Print the material below exactly as it stands, please, from its first line to the line holding "22, color: '#1a1a1a'", with no pictures.

## Given information
* * * *

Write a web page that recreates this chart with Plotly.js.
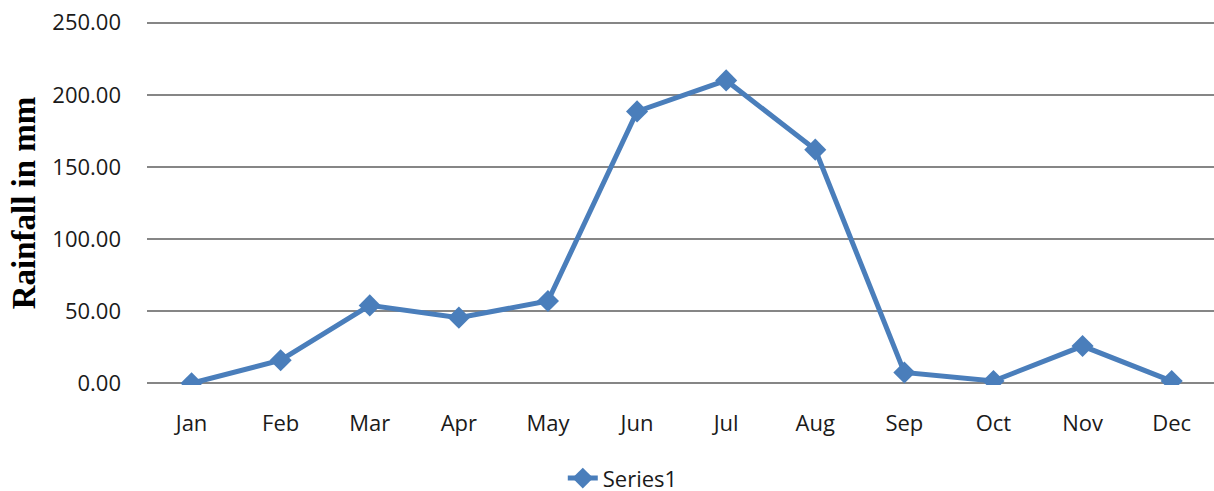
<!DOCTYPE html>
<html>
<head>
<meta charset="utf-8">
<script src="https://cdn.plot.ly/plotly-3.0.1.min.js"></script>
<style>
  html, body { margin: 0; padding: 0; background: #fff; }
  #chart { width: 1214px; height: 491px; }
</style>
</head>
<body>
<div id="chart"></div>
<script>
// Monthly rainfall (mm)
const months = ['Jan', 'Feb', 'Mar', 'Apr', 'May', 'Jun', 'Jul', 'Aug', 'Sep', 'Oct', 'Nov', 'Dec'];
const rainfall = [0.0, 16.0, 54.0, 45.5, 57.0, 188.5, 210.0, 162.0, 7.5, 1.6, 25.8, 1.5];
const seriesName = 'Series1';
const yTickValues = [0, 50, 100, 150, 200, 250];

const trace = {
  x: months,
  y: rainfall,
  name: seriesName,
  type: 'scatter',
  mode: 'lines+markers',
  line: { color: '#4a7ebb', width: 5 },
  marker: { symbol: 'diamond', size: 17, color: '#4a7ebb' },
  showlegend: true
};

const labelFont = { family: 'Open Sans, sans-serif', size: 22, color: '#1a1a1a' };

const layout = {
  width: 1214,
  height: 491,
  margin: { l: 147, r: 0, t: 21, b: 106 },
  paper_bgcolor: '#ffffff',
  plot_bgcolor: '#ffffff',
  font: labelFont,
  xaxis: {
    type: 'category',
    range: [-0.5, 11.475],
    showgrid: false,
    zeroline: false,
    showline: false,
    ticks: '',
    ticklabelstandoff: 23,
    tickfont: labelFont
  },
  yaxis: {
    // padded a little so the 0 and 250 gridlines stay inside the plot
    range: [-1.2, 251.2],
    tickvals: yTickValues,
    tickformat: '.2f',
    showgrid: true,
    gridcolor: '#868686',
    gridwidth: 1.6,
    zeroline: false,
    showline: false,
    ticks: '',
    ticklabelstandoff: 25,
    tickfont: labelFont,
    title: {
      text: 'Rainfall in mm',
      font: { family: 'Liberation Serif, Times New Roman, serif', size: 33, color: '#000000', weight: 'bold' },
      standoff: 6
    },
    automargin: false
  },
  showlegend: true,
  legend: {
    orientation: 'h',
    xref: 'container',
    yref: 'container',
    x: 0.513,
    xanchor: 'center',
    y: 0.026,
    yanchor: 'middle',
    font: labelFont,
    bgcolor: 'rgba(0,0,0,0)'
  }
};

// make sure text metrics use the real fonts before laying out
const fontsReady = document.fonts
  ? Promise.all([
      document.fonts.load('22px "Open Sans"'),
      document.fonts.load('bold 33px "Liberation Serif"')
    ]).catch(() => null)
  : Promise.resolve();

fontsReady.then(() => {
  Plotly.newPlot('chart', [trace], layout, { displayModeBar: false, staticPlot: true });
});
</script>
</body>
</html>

* * * *

## Solution to this problem
Write a web page that recreates this chart with Plotly.js.
<!DOCTYPE html>
<html>
<head>
<meta charset="utf-8">
<script src="https://cdn.plot.ly/plotly-3.0.1.min.js"></script>
<style>
  html, body { margin: 0; padding: 0; background: #fff; }
  #chart { width: 1214px; height: 491px; }
</style>
</head>
<body>
<div id="chart"></div>
<script>
// Monthly rainfall (mm)
const months = ['Jan', 'Feb', 'Mar', 'Apr', 'May', 'Jun', 'Jul', 'Aug', 'Sep', 'Oct', 'Nov', 'Dec'];
const rainfall = [0.0, 16.0, 54.0, 45.5, 57.0, 188.5, 210.0, 162.0, 7.5, 1.6, 25.8, 1.5];
const seriesName = 'Series1';
const yTickValues = [0, 50, 100, 150, 200, 250];

const trace = {
  x: months,
  y: rainfall,
  name: seriesName,
  type: 'scatter',
  mode: 'lines+markers',
  line: { color: '#4a7ebb', width: 5 },
  marker: { symbol: 'diamond', size: 17, color: '#4a7ebb' },
  showlegend: true
};

const labelFont = { family: 'Open Sans, sans-serif', size: 22, color: '#1a1a1a' };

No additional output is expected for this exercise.